_Your goal_
Drop the pictures, then extract the listing word for word.

::: Supplied material

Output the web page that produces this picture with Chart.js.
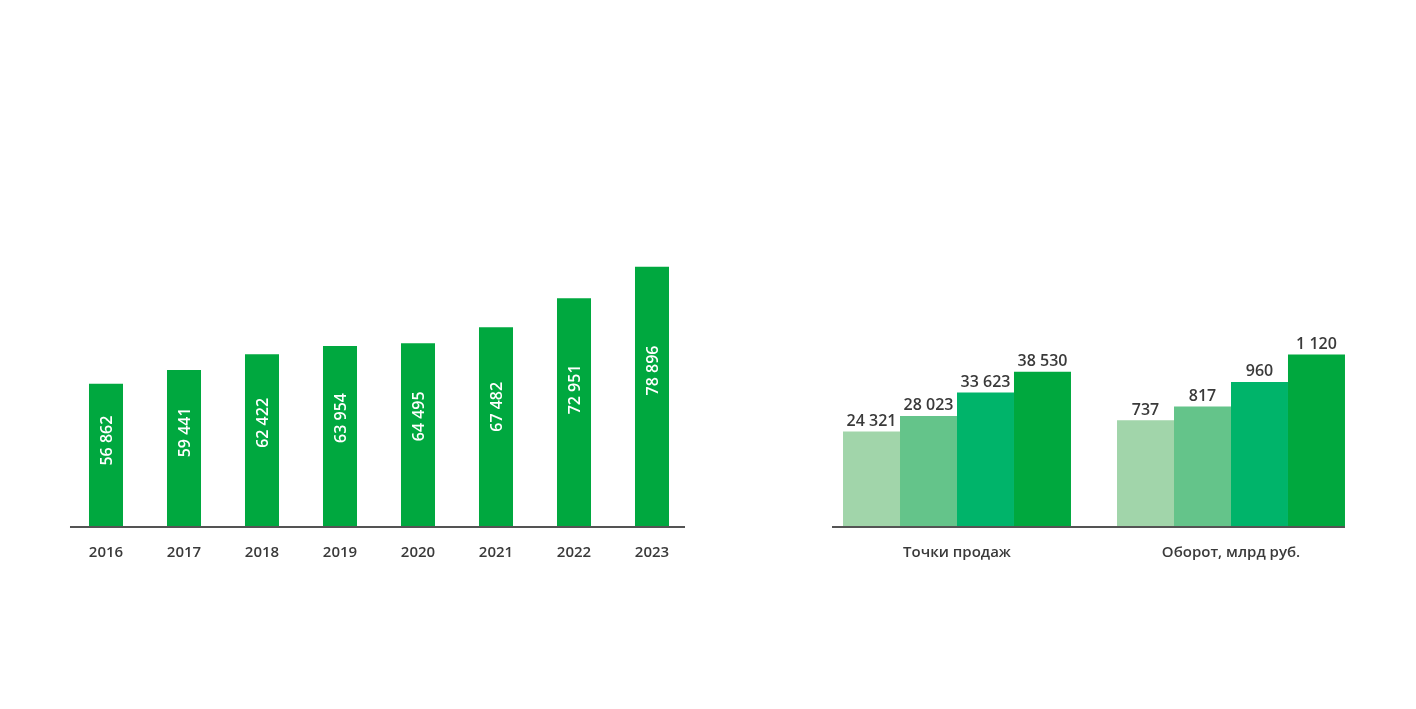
<!DOCTYPE html>
<html>
<head>
<meta charset="utf-8">
<script src="https://cdn.jsdelivr.net/npm/chart.js@4"></script>
<style>
  html, body { margin: 0; padding: 0; background: #fff; }
  body { width: 1416px; height: 709px; position: relative; overflow: hidden; }
  .box { position: absolute; top: 0; height: 709px; }
  #leftBox { left: 0; width: 760px; }
  #rightBox { left: 760px; width: 656px; }
</style>
</head>
<body>
<div class="box" id="leftBox"><canvas id="yearsChart"></canvas></div>
<div class="box" id="rightBox"><canvas id="salesChart"></canvas></div>
<script>
// ---- data ----
const years = ['2016', '2017', '2018', '2019', '2020', '2021', '2022', '2023'];
const yearValues = [56862, 59441, 62422, 63954, 64495, 67482, 72951, 78896];

const groups = ['Точки продаж', 'Оборот, млрд руб.'];
const salePoints = [24321, 28023, 33623, 38530];
const turnover = [737, 817, 960, 1120];

const barColors = ['#a1d5aa', '#64c48a', '#00b46a', '#00a83e'];
const textColor = '#3a3a3a';
const fontFamily = '"Open Sans", sans-serif';

const fmt = (v) => String(v).replace(/\B(?=(\d{3})+(?!\d))/g, ' ');

// baseline drawn under the bars
const baseline = {
  id: 'baseline',
  afterDatasetsDraw(chart, args, opts) {
    const bars = [];
    chart.data.datasets.forEach((ds, i) => {
      chart.getDatasetMeta(i).data.forEach((el, j) => {
        if (ds.data[j] != null) bars.push(el);
      });
    });
    if (!bars.length) return;
    const lefts = bars.map(b => b.x - b.width / 2);
    const rights = bars.map(b => b.x + b.width / 2);
    const y = chart.chartArea.bottom;
    const ctx = chart.ctx;
    ctx.save();
    ctx.strokeStyle = '#545454';
    ctx.lineWidth = 2;
    ctx.beginPath();
    ctx.moveTo(Math.min(...lefts) - opts.padLeft, y + 1);
    ctx.lineTo(Math.max(...rights) + opts.padRight, y + 1);
    ctx.stroke();
    ctx.restore();
  }
};

// rotated white labels inside the year bars
const innerLabels = {
  id: 'innerLabels',
  afterDatasetsDraw(chart) {
    const ctx = chart.ctx;
    const meta = chart.getDatasetMeta(0);
    const bottom = chart.chartArea.bottom;
    ctx.save();
    ctx.fillStyle = '#ffffff';
    ctx.font = '600 16px ' + fontFamily;
    ctx.textAlign = 'center';
    ctx.textBaseline = 'middle';
    meta.data.forEach((bar, i) => {
      const h = bottom - bar.y;
      ctx.save();
      ctx.translate(bar.x + 1, bar.y + h * 0.4);
      ctx.rotate(-Math.PI / 2);
      ctx.fillText(fmt(yearValues[i]), 0, 0);
      ctx.restore();
    });
    ctx.restore();
  }
};

// labels above grouped bars
const topLabels = {
  id: 'topLabels',
  afterDatasetsDraw(chart) {
    const ctx = chart.ctx;
    ctx.save();
    ctx.fillStyle = textColor;
    ctx.font = '600 16px ' + fontFamily;
    ctx.textAlign = 'center';
    ctx.textBaseline = 'bottom';
    chart.data.datasets.forEach((ds, i) => {
      chart.getDatasetMeta(i).data.forEach((bar, j) => {
        if (ds.data[j] == null) return;
        ctx.fillText(fmt(ds.data[j]), bar.x, bar.y - 2);
      });
    });
    ctx.restore();
  }
};

const xTicks = {
  color: textColor,
  padding: 18,
  font: { family: fontFamily, size: 15, weight: '600' }
};

// ---- left chart: by years ----
new Chart(document.getElementById('yearsChart'), {
  type: 'bar',
  data: {
    labels: years,
    datasets: [{
      data: yearValues,
      backgroundColor: '#00a83f',
      categoryPercentage: 1,
      barPercentage: 0.436
    }]
  },
  options: {
    responsive: true,
    maintainAspectRatio: false,
    animation: false,
    layout: { padding: { left: 67, right: 69, top: 261, bottom: 129 } },
    plugins: {
      legend: { display: false },
      tooltip: { enabled: false },
      baseline: { padLeft: 19, padRight: 16 }
    },
    scales: {
      x: {
        grid: { display: false, drawTicks: false },
        border: { display: false },
        ticks: xTicks
      },
      y: { display: false, min: 30000, max: 80000 }
    }
  },
  plugins: [baseline, innerLabels]
});

// ---- right chart: sale points and turnover ----
const salesDatasets = [];
salePoints.forEach((v, i) => {
  salesDatasets.push({
    data: [v, null],
    yAxisID: 'y',
    backgroundColor: barColors[i]
  });
});
turnover.forEach((v, i) => {
  salesDatasets.push({
    data: [null, v],
    yAxisID: 'y2',
    backgroundColor: barColors[i]
  });
});

new Chart(document.getElementById('salesChart'), {
  type: 'bar',
  data: { labels: groups, datasets: salesDatasets },
  options: {
    responsive: true,
    maintainAspectRatio: false,
    animation: false,
    skipNull: true,
    datasets: { bar: { categoryPercentage: 0.832, barPercentage: 1 } },
    layout: { padding: { left: 60, right: 48, top: 327, bottom: 129 } },
    plugins: {
      legend: { display: false },
      tooltip: { enabled: false },
      baseline: { padLeft: 11, padRight: 0 }
    },
    scales: {
      x: {
        grid: { display: false, drawTicks: false },
        border: { display: false },
        ticks: xTicks
      },
      y: { display: false, min: 1800, max: 49200 },
      y2: { display: false, min: 120, max: 1280 }
    }
  },
  plugins: [baseline, topLabels]
});
</script>
</body>
</html>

::::::

_Task answer_
Output the web page that produces this picture with Chart.js.
<!DOCTYPE html>
<html>
<head>
<meta charset="utf-8">
<script src="https://cdn.jsdelivr.net/npm/chart.js@4"></script>
<style>
  html, body { margin: 0; padding: 0; background: #fff; }
  body { width: 1416px; height: 709px; position: relative; overflow: hidden; }
  .box { position: absolute; top: 0; height: 709px; }
  #leftBox { left: 0; width: 760px; }
  #rightBox { left: 760px; width: 656px; }
</style>
</head>
<body>
<div class="box" id="leftBox"><canvas id="yearsChart"></canvas></div>
<div class="box" id="rightBox"><canvas id="salesChart"></canvas></div>
<script>
// ---- data ----
const years = ['2016', '2017', '2018', '2019', '2020', '2021', '2022', '2023'];
const yearValues = [56862, 59441, 62422, 63954, 64495, 67482, 72951, 78896];

const groups = ['Точки продаж', 'Оборот, млрд руб.'];
const salePoints = [24321, 28023, 33623, 38530];
const turnover = [737, 817, 960, 1120];

const barColors = ['#a1d5aa', '#64c48a', '#00b46a', '#00a83e'];
const textColor = '#3a3a3a';
const fontFamily = '"Open Sans", sans-serif';

const fmt = (v) => String(v).replace(/\B(?=(\d{3})+(?!\d))/g, ' ');

// baseline drawn under the bars
const baseline = {
  id: 'baseline',
  afterDatasetsDraw(chart, args, opts) {
    const bars = [];
    chart.data.datasets.forEach((ds, i) => {
      chart.getDatasetMeta(i).data.forEach((el, j) => {
        if (ds.data[j] != null) bars.push(el);
      });
    });
    if (!bars.length) return;
    const lefts = bars.map(b => b.x - b.width / 2);
    const rights = bars.map(b => b.x + b.width / 2);
    const y = chart.chartArea.bottom;
    const ctx = chart.ctx;
    ctx.save();
    ctx.strokeStyle = '#545454';
    ctx.lineWidth = 2;
    ctx.beginPath();
    ctx.moveTo(Math.min(...lefts) - opts.padLeft, y + 1);
    ctx.lineTo(Math.max(...rights) + opts.padRight, y + 1);
    ctx.stroke();
    ctx.restore();
  }
};

// rotated white labels inside the year bars
const innerLabels = {
  id: 'innerLabels',
  afterDatasetsDraw(chart) {
    const ctx = chart.ctx;
    const meta = chart.getDatasetMeta(0);
    const bottom = chart.chartArea.bottom;
    ctx.save();
    ctx.fillStyle = '#ffffff';
    ctx.font = '600 16px ' + fontFamily;
    ctx.textAlign = 'center';
    ctx.textBaseline = 'middle';
    meta.data.forEach((bar, i) => {
      const h = bottom - bar.y;
      ctx.save();
      ctx.translate(bar.x + 1, bar.y + h * 0.4);
      ctx.rotate(-Math.PI / 2);
      ctx.fillText(fmt(yearValues[i]), 0, 0);
      ctx.restore();
    });
    ctx.restore();
  }
};

// labels above grouped bars
const topLabels = {
  id: 'topLabels',
  afterDatasetsDraw(chart) {
    const ctx = chart.ctx;
    ctx.save();
    ctx.fillStyle = textColor;
    ctx.font = '600 16px ' + fontFamily;
    ctx.textAlign = 'center';
    ctx.textBaseline = 'bottom';
    chart.data.datasets.forEach((ds, i) => {
      chart.getDatasetMeta(i).data.forEach((bar, j) => {
        if (ds.data[j] == null) return;
        ctx.fillText(fmt(ds.data[j]), bar.x, bar.y - 2);
      });
    });
    ctx.restore();
  }
};

const xTicks = {
  color: textColor,
  padding: 18,
  font: { family: fontFamily, size: 15, weight: '600' }
};

// ---- left chart: by years ----
new Chart(document.getElementById('yearsChart'), {
  type: 'bar',
  data: {
    labels: years,
    datasets: [{
      data: yearValues,
      backgroundColor: '#00a83f',
      categoryPercentage: 1,
      barPercentage: 0.436
    }]
  },
  options: {
    responsive: true,
    maintainAspectRatio: false,
    animation: false,
    layout: { padding: { left: 67, right: 69, top: 261, bottom: 129 } },
    plugins: {
      legend: { display: false },
      tooltip: { enabled: false },
      baseline: { padLeft: 19, padRight: 16 }
    },
    scales: {
      x: {
        grid: { display: false, drawTicks: false },
        border: { display: false },
        ticks: xTicks
      },
      y: { display: false, min: 30000, max: 80000 }
    }
  },
  plugins: [baseline, innerLabels]
});

// ---- right chart: sale points and turnover ----
const salesDatasets = [];
salePoints.forEach((v, i) => {
  salesDatasets.push({
    data: [v, null],
    yAxisID: 'y',
    backgroundColor: barColors[i]
  });
});
turnover.forEach((v, i) => {
  salesDatasets.push({
    data: [null, v],
    yAxisID: 'y2',
    backgroundColor: barColors[i]
  });
});

new Chart(document.getElementById('salesChart'), {
  type: 'bar',
  data: { labels: groups, datasets: salesDatasets },
  options: {
    responsive: true,
    maintainAspectRatio: false,
    animation: false,
    skipNull: true,
    datasets: { bar: { categoryPercentage: 0.832, barPercentage: 1 } },
    layout: { padding: { left: 60, right: 48, top: 327, bottom: 129 } },
    plugins: {
      legend: { display: false },
      tooltip: { enabled: false },
      baseline: { padLeft: 11, padRight: 0 }
    },
    scales: {
      x: {
        grid: { display: false, drawTicks: false },
        border: { display: false },
        ticks: xTicks
      },
      y: { display: false, min: 1800, max: 49200 },
      y2: { display: false, min: 120, max: 1280 }
    }
  },
  plugins: [baseline, topLabels]
});
</script>
</body>
</html>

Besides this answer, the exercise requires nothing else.